INSTRUCTIONS FOR THE TASK –
Starting at the first line of the listing below, retype each line up to and including the one that contains "import * as". Leave pictures out.

**** DATASET EXTRACT ****

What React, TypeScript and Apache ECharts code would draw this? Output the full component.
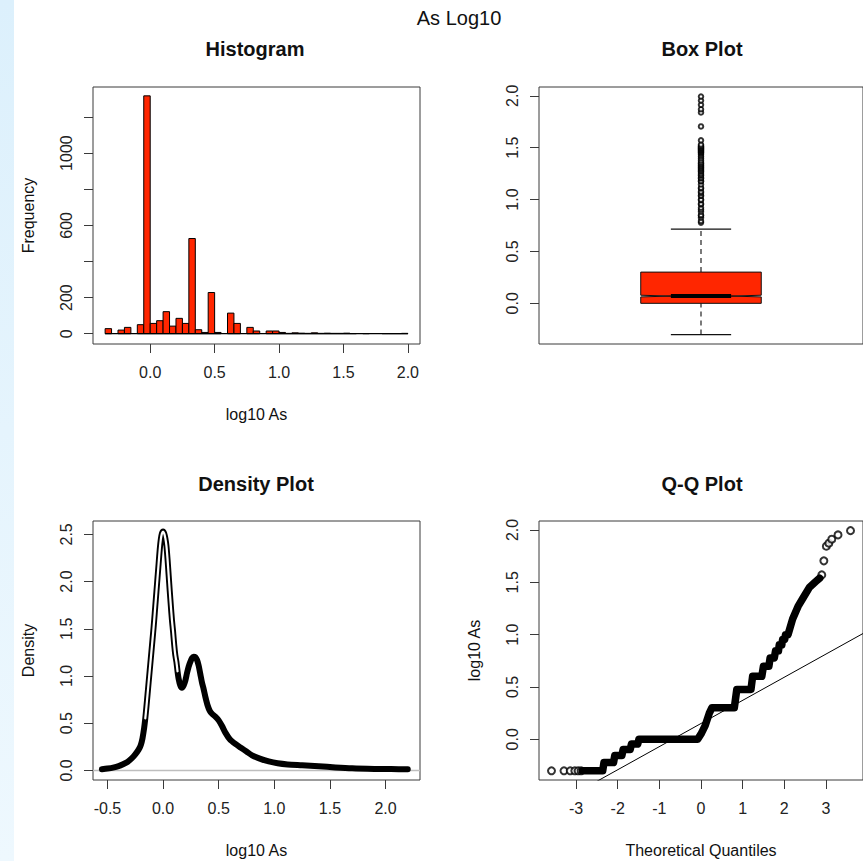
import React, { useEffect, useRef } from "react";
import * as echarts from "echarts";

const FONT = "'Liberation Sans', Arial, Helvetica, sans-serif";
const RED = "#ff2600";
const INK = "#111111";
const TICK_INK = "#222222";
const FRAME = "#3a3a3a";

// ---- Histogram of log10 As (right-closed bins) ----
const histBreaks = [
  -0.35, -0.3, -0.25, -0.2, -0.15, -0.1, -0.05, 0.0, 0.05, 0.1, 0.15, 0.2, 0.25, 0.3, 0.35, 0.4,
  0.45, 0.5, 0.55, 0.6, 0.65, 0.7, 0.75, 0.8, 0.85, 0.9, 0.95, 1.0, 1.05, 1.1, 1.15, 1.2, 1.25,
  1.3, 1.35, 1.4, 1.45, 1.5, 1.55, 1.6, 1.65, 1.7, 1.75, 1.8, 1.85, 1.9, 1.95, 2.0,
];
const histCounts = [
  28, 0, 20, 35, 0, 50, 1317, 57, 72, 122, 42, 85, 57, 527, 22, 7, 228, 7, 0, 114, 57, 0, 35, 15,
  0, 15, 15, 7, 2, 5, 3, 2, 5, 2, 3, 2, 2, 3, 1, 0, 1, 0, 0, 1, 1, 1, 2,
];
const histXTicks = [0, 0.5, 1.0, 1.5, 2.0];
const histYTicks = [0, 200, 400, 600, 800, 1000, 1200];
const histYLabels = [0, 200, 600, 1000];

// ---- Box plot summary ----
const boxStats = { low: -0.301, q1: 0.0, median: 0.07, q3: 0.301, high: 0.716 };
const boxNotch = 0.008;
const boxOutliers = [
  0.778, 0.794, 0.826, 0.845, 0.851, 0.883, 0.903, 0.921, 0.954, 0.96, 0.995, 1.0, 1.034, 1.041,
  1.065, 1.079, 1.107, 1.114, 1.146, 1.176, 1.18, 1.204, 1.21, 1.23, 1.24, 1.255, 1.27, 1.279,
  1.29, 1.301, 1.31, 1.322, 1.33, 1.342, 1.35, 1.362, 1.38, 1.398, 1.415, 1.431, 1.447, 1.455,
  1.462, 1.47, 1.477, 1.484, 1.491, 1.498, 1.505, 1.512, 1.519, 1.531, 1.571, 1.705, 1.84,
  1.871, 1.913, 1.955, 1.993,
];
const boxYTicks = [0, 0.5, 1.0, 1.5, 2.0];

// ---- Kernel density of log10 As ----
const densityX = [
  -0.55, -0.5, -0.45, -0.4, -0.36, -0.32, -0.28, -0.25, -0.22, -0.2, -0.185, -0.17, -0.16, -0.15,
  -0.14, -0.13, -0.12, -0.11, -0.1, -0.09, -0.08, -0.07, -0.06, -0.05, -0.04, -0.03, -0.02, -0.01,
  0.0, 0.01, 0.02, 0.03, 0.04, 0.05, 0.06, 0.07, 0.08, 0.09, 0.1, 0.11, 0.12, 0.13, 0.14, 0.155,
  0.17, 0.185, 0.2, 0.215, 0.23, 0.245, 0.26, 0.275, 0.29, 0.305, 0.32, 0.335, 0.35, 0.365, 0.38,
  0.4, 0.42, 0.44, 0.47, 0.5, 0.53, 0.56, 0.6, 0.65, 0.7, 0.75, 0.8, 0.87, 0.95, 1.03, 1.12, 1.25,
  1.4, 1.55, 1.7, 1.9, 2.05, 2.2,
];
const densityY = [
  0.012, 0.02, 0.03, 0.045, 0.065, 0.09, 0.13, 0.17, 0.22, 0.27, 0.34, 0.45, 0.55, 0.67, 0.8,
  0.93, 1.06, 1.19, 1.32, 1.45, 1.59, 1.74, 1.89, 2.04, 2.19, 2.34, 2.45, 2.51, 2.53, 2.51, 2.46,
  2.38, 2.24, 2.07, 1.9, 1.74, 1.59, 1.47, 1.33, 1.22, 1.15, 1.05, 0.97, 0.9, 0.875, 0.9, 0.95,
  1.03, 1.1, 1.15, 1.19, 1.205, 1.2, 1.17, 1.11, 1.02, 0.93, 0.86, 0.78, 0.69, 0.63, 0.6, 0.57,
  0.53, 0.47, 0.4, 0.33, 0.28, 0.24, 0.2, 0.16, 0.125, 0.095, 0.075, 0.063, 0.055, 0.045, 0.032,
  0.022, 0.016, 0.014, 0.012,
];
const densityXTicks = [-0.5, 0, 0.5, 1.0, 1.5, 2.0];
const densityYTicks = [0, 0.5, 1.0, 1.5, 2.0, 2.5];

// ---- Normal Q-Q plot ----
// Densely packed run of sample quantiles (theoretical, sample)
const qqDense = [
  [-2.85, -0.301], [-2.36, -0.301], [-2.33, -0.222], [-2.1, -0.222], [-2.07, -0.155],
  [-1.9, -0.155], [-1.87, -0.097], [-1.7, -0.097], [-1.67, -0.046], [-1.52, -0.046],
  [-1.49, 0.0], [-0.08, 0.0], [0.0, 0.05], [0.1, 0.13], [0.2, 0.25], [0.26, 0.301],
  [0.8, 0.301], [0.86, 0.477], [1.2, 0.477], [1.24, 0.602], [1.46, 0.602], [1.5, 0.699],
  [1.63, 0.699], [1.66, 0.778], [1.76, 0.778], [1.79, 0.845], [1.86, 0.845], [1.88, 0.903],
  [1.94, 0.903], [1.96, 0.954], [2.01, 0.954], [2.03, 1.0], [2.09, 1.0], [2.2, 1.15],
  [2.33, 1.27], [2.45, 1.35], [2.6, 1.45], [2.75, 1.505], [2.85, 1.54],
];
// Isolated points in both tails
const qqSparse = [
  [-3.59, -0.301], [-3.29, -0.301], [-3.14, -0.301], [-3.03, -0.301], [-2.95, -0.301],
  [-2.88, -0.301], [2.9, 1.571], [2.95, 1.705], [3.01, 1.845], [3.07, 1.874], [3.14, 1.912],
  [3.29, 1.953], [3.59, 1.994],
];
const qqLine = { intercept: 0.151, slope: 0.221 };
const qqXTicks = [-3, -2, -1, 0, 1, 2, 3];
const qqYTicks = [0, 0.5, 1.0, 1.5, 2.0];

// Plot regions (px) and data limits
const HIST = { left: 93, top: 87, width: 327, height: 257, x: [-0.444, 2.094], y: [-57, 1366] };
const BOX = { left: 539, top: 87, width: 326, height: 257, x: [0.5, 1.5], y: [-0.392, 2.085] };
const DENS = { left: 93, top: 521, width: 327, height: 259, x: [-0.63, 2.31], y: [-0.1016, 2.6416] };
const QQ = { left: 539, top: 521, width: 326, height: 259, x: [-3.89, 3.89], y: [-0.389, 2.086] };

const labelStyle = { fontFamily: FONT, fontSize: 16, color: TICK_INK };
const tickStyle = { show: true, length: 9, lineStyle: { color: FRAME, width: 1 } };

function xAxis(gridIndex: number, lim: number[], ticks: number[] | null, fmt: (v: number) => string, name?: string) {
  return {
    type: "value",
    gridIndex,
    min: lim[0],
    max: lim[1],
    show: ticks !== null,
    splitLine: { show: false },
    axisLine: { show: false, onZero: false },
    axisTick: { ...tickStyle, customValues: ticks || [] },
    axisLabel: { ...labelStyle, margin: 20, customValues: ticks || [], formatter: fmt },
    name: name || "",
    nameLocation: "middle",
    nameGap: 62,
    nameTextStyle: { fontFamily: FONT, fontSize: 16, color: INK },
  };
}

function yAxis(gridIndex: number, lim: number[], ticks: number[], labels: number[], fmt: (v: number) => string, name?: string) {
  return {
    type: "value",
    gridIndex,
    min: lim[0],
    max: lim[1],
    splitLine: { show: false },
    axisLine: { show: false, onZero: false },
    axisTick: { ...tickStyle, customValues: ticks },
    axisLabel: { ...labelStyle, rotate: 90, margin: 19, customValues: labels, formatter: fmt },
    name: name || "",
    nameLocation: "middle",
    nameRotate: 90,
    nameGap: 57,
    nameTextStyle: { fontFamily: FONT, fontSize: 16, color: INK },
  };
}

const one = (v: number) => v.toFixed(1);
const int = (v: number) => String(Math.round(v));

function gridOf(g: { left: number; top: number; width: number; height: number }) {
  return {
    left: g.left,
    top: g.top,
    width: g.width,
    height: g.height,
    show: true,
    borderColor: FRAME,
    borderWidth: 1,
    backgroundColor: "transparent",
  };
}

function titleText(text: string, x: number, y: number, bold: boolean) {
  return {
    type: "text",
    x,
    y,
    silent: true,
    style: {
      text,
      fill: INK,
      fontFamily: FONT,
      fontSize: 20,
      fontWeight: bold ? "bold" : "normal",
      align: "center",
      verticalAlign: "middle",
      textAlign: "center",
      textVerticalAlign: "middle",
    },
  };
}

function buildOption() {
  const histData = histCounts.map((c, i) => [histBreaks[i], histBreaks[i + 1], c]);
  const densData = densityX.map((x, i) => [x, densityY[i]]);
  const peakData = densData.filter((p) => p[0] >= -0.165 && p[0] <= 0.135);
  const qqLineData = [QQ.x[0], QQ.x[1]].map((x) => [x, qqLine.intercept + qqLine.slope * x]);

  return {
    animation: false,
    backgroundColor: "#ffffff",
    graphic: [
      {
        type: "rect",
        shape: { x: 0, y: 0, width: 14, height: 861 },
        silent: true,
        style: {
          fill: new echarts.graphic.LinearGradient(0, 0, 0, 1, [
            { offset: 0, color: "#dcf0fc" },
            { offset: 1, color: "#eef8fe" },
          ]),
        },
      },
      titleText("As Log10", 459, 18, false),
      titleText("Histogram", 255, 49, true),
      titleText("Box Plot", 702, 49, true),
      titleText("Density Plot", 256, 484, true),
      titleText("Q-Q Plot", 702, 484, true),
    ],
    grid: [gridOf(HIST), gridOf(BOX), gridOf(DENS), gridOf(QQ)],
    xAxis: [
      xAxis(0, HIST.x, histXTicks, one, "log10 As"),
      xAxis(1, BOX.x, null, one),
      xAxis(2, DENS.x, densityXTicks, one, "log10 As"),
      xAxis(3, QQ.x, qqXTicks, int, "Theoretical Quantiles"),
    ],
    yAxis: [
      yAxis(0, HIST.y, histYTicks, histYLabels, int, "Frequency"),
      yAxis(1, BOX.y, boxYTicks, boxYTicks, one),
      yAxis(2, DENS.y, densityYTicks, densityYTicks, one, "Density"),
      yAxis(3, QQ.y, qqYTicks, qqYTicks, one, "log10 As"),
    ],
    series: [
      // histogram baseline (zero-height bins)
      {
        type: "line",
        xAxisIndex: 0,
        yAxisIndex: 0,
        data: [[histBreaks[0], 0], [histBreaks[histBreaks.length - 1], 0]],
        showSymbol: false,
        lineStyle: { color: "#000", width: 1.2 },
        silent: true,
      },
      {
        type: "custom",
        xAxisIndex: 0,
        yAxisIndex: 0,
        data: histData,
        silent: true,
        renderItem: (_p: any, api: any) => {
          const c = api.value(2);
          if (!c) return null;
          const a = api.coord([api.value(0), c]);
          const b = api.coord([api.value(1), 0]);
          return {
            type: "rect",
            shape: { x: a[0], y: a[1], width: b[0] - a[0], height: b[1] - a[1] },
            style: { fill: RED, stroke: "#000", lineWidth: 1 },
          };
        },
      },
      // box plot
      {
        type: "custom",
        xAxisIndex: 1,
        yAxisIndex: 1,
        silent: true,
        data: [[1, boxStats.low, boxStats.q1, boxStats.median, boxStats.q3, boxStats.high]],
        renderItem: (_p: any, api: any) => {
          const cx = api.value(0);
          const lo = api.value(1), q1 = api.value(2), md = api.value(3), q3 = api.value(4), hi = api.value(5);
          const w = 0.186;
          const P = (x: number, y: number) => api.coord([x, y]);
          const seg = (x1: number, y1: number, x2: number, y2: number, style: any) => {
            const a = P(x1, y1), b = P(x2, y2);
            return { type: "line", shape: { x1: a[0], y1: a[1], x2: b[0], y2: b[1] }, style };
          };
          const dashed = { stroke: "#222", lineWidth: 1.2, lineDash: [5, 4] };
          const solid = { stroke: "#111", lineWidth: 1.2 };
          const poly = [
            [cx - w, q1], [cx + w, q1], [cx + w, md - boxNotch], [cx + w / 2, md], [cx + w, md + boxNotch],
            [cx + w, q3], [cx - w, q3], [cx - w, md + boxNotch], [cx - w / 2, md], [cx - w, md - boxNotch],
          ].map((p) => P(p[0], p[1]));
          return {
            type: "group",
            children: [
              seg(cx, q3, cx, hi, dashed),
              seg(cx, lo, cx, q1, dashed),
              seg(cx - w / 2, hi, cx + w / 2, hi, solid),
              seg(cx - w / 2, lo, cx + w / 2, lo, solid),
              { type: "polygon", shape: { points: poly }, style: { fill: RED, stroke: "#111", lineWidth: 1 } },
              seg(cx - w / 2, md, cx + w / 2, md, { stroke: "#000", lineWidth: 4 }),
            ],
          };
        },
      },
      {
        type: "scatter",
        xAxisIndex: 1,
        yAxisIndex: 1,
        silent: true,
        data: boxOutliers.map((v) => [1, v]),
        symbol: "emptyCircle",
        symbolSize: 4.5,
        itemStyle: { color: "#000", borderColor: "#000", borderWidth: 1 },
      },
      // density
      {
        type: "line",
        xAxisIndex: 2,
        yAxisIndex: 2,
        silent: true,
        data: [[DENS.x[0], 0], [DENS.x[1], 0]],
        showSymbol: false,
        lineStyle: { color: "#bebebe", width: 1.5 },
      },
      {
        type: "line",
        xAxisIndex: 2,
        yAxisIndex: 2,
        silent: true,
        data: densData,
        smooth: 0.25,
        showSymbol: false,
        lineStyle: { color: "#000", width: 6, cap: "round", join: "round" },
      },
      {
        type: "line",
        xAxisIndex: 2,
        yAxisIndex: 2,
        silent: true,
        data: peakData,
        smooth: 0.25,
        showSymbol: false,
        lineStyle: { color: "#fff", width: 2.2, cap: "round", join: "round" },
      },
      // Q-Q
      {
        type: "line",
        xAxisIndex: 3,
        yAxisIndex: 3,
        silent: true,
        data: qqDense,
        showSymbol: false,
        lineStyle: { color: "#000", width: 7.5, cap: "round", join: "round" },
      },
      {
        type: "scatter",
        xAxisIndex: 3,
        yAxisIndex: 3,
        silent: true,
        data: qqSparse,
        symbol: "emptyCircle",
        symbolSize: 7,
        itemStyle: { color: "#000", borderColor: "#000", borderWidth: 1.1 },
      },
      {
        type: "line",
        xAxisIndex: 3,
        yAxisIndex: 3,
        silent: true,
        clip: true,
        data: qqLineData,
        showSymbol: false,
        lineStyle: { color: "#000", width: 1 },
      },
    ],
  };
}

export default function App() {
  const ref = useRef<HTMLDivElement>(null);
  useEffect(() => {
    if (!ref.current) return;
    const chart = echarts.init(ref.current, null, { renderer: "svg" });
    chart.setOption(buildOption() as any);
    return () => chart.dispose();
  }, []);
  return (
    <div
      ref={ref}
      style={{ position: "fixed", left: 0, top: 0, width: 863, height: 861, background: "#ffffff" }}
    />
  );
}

****

TASK RESPONSE –
What React, TypeScript and Apache ECharts code would draw this? Output the full component.
import React, { useEffect, useRef } from "react";
import * as echarts from "echarts";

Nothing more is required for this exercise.